Sorun, yalnızca gazetecilerin hapsedilmesiyle sınırlı bir sorun değildir. Gazeteciler, hapsedilme ve işten atılma tehdidi altında görevini yapamaz, halkın gerçekleri öğrenme hakkına aracılık edemez hale getirilmek, susturulmak istenmektedir. Siyasi iktidarı eleştiren haberler yapan, yazılar yazan muhalif gazetecilerin ve yazarların işlerinden atılması, bu durumun somut bir göstergesidir.
TGS, basın ve ifade özgürlüğü mücadelesini bir adım öteye götürmek, hapsedilen, sansürlenen, işten atılan gazetecilerin sesi olmak için mücadelesini var gücüyle sürdürecektir.
AKP iktidarının ve medya patronlarının, basın emekçilerinin örgütlenmesini engellemek ve kazanılmış haklarını ortadan kaldırmak için yürüttüğü emek düşmanı politikalar herkesçe bilinmektedir. Türkiye’de basın emekçileri, iş güvenliğinden ve iş güvencesinden yoksun çalıştırılmakta, stajyerlik vb. adı altındaki uygulamalarla, kötü çalışma koşulları ve uzun mesailerle iliklerine dek sömürülmektedir.

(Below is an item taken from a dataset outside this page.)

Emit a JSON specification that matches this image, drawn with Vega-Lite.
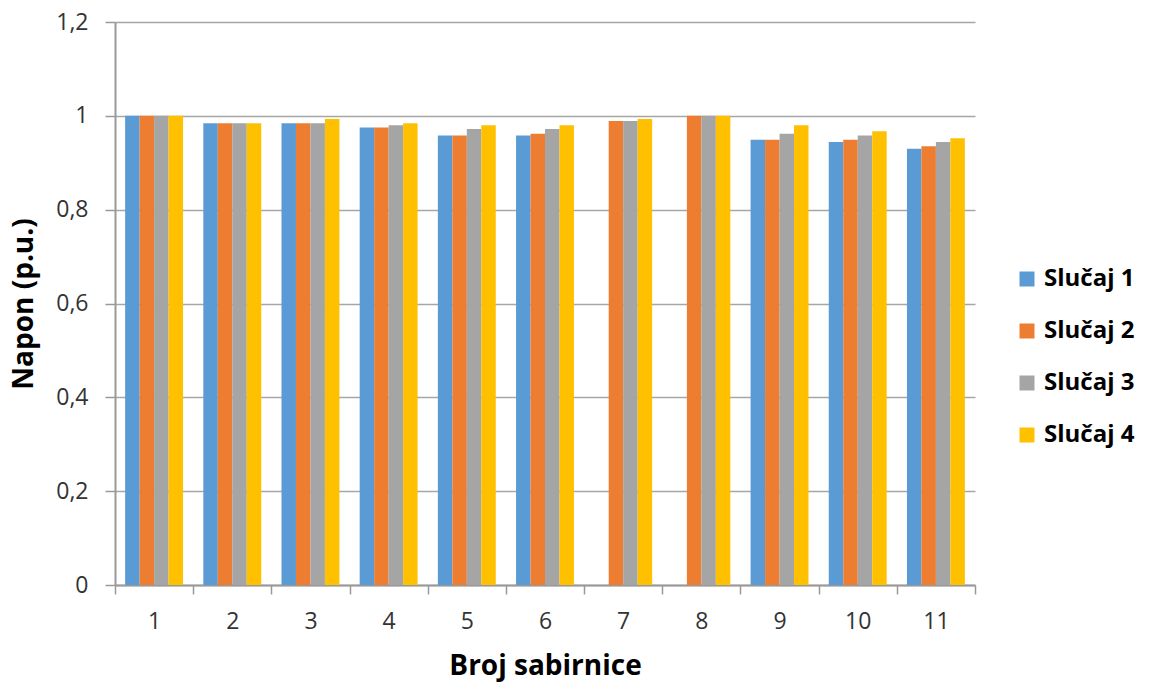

Bu gidişata dur demenin tek yolu sendikal örgütlenmeden, birlikte mücadele etmekten geçmektedir.
Basın emekçilerinin örgütlenmesi; iktidar odaklarının ve sermayenin baskısı karşısında güçlü bir karşı duruşun yaratılabilmesi; mücadelenin yükseltilmesi için büyük bir önem taşımaktadır. Bu karşı duruş ve mücadelenin güçlendirilmesi, yalnızca basın emekçileri için değil, halkın haber alma ve bilgilenme hakkı, ifade özgürlüğü ve demokrasi için de olmazsa olmaz bir gerekliliktir.
TGS İstanbul Şubesi olarak, bu yeni dönemde de tüm bu hedefler doğrultusunda mücadeleyi yükseltmek için var gücümüzle çalışacağımızı duyuruyoruz. Tüm basın emekçilerini TGS çatısı altında örgütlenmeye ve birlikte mücadele etmeye çağırıyoruz.
Öte yandan, Türkiye Gazeteciler Sendikası İstanbul Şubesi'nin dün yapılan Genel Kurulu'ndaki seçimler sonucunda Yönetim Kurulu Üyeliklerine Sibel Bahçetepe, Arzu Demir, Sevgim Denizaltı, Gökhan Durmuş ve Mustafa Kuleli, Denetleme Kurulu Üyeliklerine Vedat Arık, İsmail Muzaffer Özkurt ve Elçin Yıldıral, Disiplin Kurulu Üyeliklerine ise Songül Akbay, Özlem Güvemli ve Sedat Yılmaz seçildiler. TGS İstanbul Şubesi Yönetim Kurulu önümüzdeki günlerde toplanarak görev dağılımı yapacak.